Fruit is also getting ripe such as plums, blackberries, and raspberries, and if I can manage to get sugar I can live well. Occasionally I go out before light and draw a little milk and somehow or other a pig comes into camp. Some of the boys have been drawing on old Whitfield’s potato patch, but I guess he has just a veto on that by digging them or rather having his darkie women dig them. When we came here he had one trusty old slave, but a week ago today, he sent him to mill and he has not got back yet. That’s all together too bad, he was kind enough to let Beauregard have all but one, and now to think that he should be so ungrateful as to run off and leave him with all the work to do, its too bad ,too bad. But I expect some of the sympathizers of Rebellion up there in the Union will say the black abolitionists run him off, well I wouldn’t wonder nor I wouldn’t think they have done anything wrong by doing so.
June 21st,
Dear Mary,
I resume my pen this morning to write a little more. My days guard duty is over and I shall have nothing to do till afternoon, only what I choose to do for myself. I think of doing up my washing. Mollie , so far I have endeavored to keep myself clean and free from vermin and I have succeeded beyond all expectations. I don’t think I have had a louse of any kind about my person since I came into the service. A good many of the men can hardly believe it, but such is the fact. If all the troops would try to keep themselves clean, I think there would be no need of getting loused.

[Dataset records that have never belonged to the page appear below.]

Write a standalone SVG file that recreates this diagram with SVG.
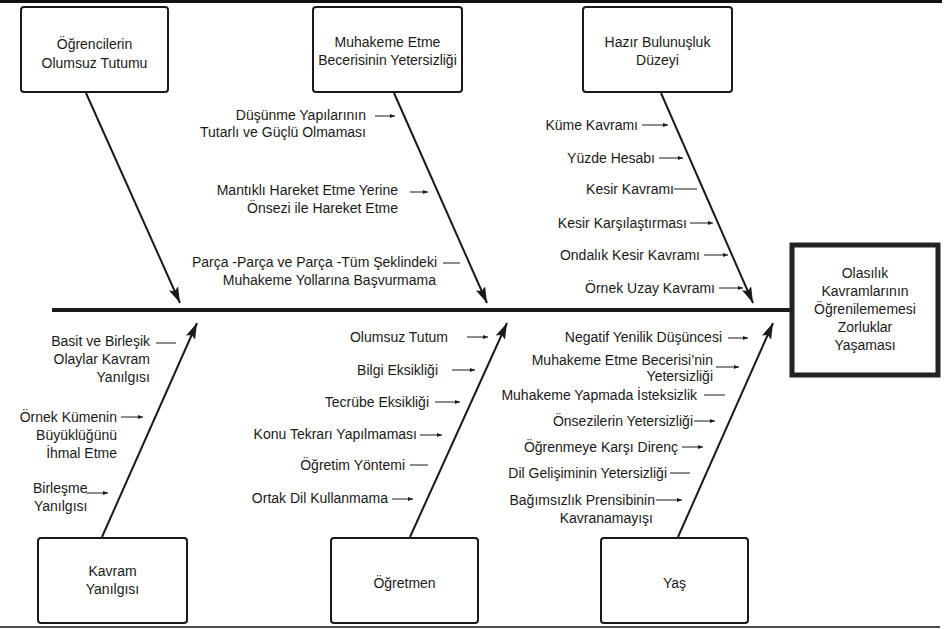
<svg xmlns="http://www.w3.org/2000/svg" width="947" height="629" viewBox="0 0 947 629">
<style>
text{font-family:"Liberation Sans",Arial,sans-serif;font-size:14px;fill:#1a1a1a}
.box{fill:#fff;stroke:#1a1a1a;stroke-width:2}
.main{fill:#fff;stroke:#222;stroke-width:5}
.bone{stroke:#1a1a1a;stroke-width:2;fill:none}
.sub{stroke:#1a1a1a;stroke-width:1;fill:none}
.c{text-anchor:middle}
.e{text-anchor:end}
</style>
<defs>
<marker id="big" markerUnits="userSpaceOnUse" markerWidth="18" markerHeight="10" refX="16" refY="5" orient="auto">
<path d="M0,0 L16,5 L0,10 L3,5 Z" fill="#1a1a1a"/>
</marker>
<marker id="sm" markerUnits="userSpaceOnUse" markerWidth="6" markerHeight="4" refX="5" refY="2" orient="auto">
<path d="M0,0 L5,2 L0,4 Z" fill="#1a1a1a"/>
</marker>
</defs>
<rect x="0" y="0" width="942" height="3" fill="#111"/>
<line x1="0" y1="627" x2="940" y2="627" stroke="#111" stroke-width="1.5"/>

<g id="connectors">
<line x1="52" y1="310" x2="790" y2="310" stroke="#1a1a1a" stroke-width="4"/>
<line class="bone" x1="86" y1="93" x2="180" y2="303" marker-end="url(#big)"/>
<line class="bone" x1="394" y1="93" x2="487" y2="303" marker-end="url(#big)"/>
<line class="bone" x1="661" y1="93" x2="753" y2="303" marker-end="url(#big)"/>
<line class="bone" x1="102" y1="537" x2="197" y2="323" marker-end="url(#big)"/>
<line class="bone" x1="410" y1="537" x2="507" y2="323" marker-end="url(#big)"/>
<line class="bone" x1="678" y1="537" x2="773" y2="323" marker-end="url(#big)"/>

<line class="sub" x1="375" y1="116" x2="395" y2="116" marker-end="url(#sm)"/>
<line class="sub" x1="410" y1="192" x2="428" y2="192" marker-end="url(#sm)"/>
<line class="sub" x1="443" y1="263" x2="460" y2="263"/>

<line class="sub" x1="642" y1="125" x2="668" y2="125" marker-end="url(#sm)"/>
<line class="sub" x1="659" y1="158" x2="683" y2="158" marker-end="url(#sm)"/>
<line class="sub" x1="674" y1="189" x2="697" y2="189" stroke-width="1.5"/>
<line class="sub" x1="690" y1="223" x2="713" y2="223" marker-end="url(#sm)"/>
<line class="sub" x1="704" y1="255" x2="728" y2="255" marker-end="url(#sm)"/>
<line class="sub" x1="719" y1="288" x2="743" y2="288" marker-end="url(#sm)"/>

<line class="sub" x1="156" y1="343" x2="176" y2="343" stroke-width="1.5"/>
<line class="sub" x1="121" y1="417" x2="143" y2="417" marker-end="url(#sm)"/>
<line class="sub" x1="86" y1="493" x2="108" y2="493" marker-end="url(#sm)"/>

<line class="sub" x1="467" y1="337" x2="488" y2="337" marker-end="url(#sm)"/>
<line class="sub" x1="452" y1="370" x2="475" y2="370" marker-end="url(#sm)"/>
<line class="sub" x1="435" y1="402" x2="460" y2="402" marker-end="url(#sm)"/>
<line class="sub" x1="420" y1="435" x2="442" y2="435" marker-end="url(#sm)"/>
<line class="sub" x1="410" y1="465" x2="428" y2="465" stroke-width="1.5"/>
<line class="sub" x1="392" y1="499" x2="413" y2="499" marker-end="url(#sm)"/>

<line class="sub" x1="728" y1="338" x2="748" y2="338" marker-end="url(#sm)"/>
<line class="sub" x1="716" y1="367" x2="739" y2="367" marker-end="url(#sm)"/>
<line class="sub" x1="704" y1="395" x2="725" y2="395" stroke-width="1.5"/>
<line class="sub" x1="694" y1="421" x2="715" y2="421" marker-end="url(#sm)"/>
<line class="sub" x1="682" y1="447" x2="703" y2="447" marker-end="url(#sm)"/>
<line class="sub" x1="670" y1="473" x2="690" y2="473" stroke-width="1.5"/>
<line class="sub" x1="656" y1="500" x2="682" y2="500" marker-end="url(#sm)"/>
</g>

<g id="n-ogrenci">
<rect class="box" x="21" y="7" width="147" height="85" rx="3"/>
<text class="c" x="94.5" y="49">Öğrencilerin</text>
<text class="c" x="94.5" y="68">Olumsuz Tutumu</text>
</g>
<g id="n-muhakeme">
<rect class="box" x="313" y="7" width="149" height="85" rx="3"/>
<text class="c" x="387.5" y="47">Muhakeme Etme</text>
<text class="c" x="387.5" y="65">Becerisinin Yetersizliği</text>
</g>
<g id="n-hazir">
<rect class="box" x="583" y="7" width="149" height="85" rx="3"/>
<text class="c" x="657.5" y="47">Hazır Bulunuşluk</text>
<text class="c" x="657.5" y="65">Düzeyi</text>
</g>
<g id="n-sonuc">
<rect class="main" x="792" y="245" width="146" height="130"/>
<text class="c" x="865" y="278">Olasılık</text>
<text class="c" x="865" y="296">Kavramlarının</text>
<text class="c" x="865" y="314">Öğrenilememesi</text>
<text class="c" x="865" y="332">Zorluklar</text>
<text class="c" x="865" y="350">Yaşaması</text>
</g>
<g id="n-kavram">
<rect class="box" x="38" y="538" width="149" height="85" rx="3"/>
<text class="c" x="112.5" y="576">Kavram</text>
<text class="c" x="112.5" y="594">Yanılgısı</text>
</g>
<g id="n-ogretmen">
<rect class="box" x="331" y="538" width="147" height="85" rx="3"/>
<text class="c" x="404.5" y="588">Öğretmen</text>
</g>
<g id="n-yas">
<rect class="box" x="601" y="538" width="147" height="85" rx="3"/>
<text class="c" x="674.5" y="588">Yaş</text>
</g>

<g id="labels-muhakeme">
<text class="e" x="366" y="120">Düşünme Yapılarının</text>
<text class="e" x="366" y="137">Tutarlı ve Güçlü Olmaması</text>
<text class="e" x="398" y="195">Mantıklı Hareket Etme Yerine</text>
<text class="e" x="398" y="213">Önsezi ile Hareket Etme</text>
<text class="e" x="437" y="267">Parça -Parça ve Parça -Tüm Şeklindeki</text>
<text class="e" x="436" y="285">Muhakeme Yollarına Başvurmama</text>
</g>
<g id="labels-hazir">
<text class="e" x="638" y="130">Küme Kavramı</text>
<text class="e" x="655" y="163">Yüzde Hesabı</text>
<text class="e" x="674" y="194">Kesir Kavramı</text>
<text class="e" x="687" y="228">Kesir Karşılaştırması</text>
<text class="e" x="700" y="260">Ondalık Kesir Kavramı</text>
<text class="e" x="715" y="293">Örnek Uzay Kavramı</text>
</g>
<g id="labels-kavram">
<text class="e" x="150" y="346">Basit ve Birleşik</text>
<text class="e" x="150" y="364">Olaylar Kavram</text>
<text class="e" x="150" y="382">Yanılgısı</text>
<text class="e" x="117" y="422">Örnek Kümenin</text>
<text class="e" x="117" y="440">Büyüklüğünü</text>
<text class="e" x="117" y="458">İhmal Etme</text>
<text x="33" y="493">Birleşme</text>
<text x="34" y="511">Yanılgısı</text>
</g>
<g id="labels-ogretmen">
<text class="e" x="448" y="342">Olumsuz Tutum</text>
<text class="e" x="438" y="375">Bilgi Eksikliği</text>
<text class="e" x="429" y="407">Tecrübe Eksikliği</text>
<text class="e" x="417" y="439">Konu Tekrarı Yapılmaması</text>
<text class="e" x="405" y="470">Öğretim Yöntemi</text>
<text class="e" x="388" y="503">Ortak Dil Kullanmama</text>
</g>
<g id="labels-yas">
<text class="e" x="722" y="342">Negatif Yenilik Düşüncesi</text>
<text class="e" x="713" y="365">Muhakeme Etme Becerisi’nin</text>
<text class="e" x="713" y="381">Yetersizliği</text>
<text class="e" x="697" y="400">Muhakeme Yapmada İsteksizlik</text>
<text class="e" x="693" y="426">Önsezilerin Yetersizliği</text>
<text class="e" x="678" y="452">Öğrenmeye Karşı Direnç</text>
<text class="e" x="667" y="478">Dil Gelişiminin Yetersizliği</text>
<text class="e" x="655" y="505">Bağımsızlık Prensibinin</text>
<text class="e" x="653" y="523">Kavranamayışı</text>
</g>
</svg>
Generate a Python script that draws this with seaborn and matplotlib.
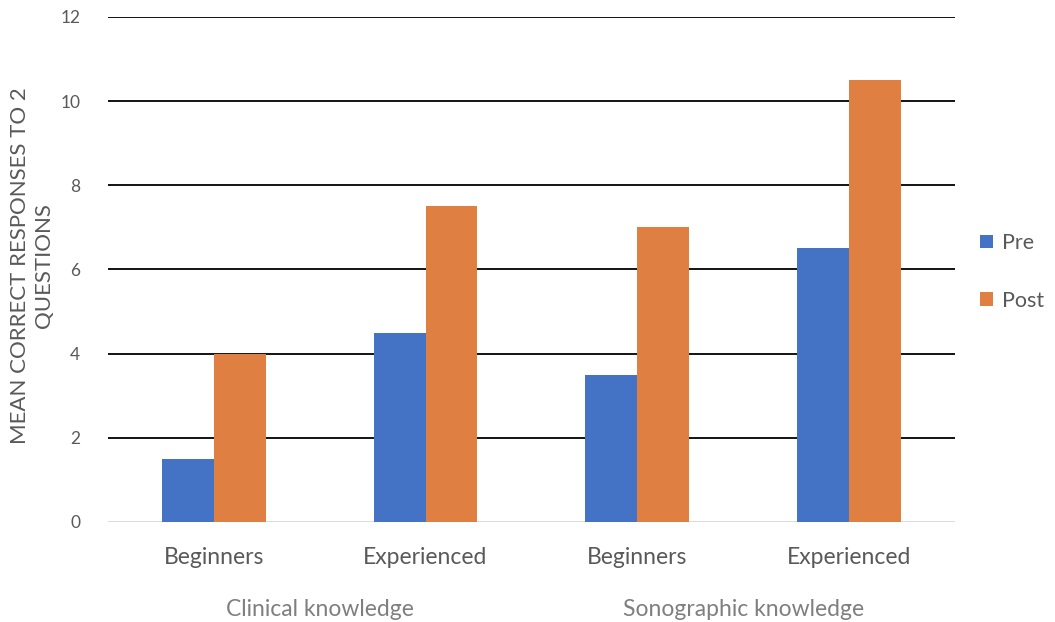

Another contraband came in this morning. Last Sunday he went to see his wife and while he was there he visited a Yankee camp. When his master found out about it he got very wrathy (angry) and was going to lash him for it, but if he does he will have to come into our camp to do it and then he can have all the lashing he desires.
Well Mollie, I don’t know how soon I shall be home, but I think it will not be long before a good many of the troops will be discharged and I think that I stand as good a chance to be discharged as anybody. I hope that Tooley will see that the wheat is cut in season and properly taken care of. I want you all to write and let me know how you get along and what for a visit you had down to Darby. How Ernest is getting along and whether he is pretty well contented or not.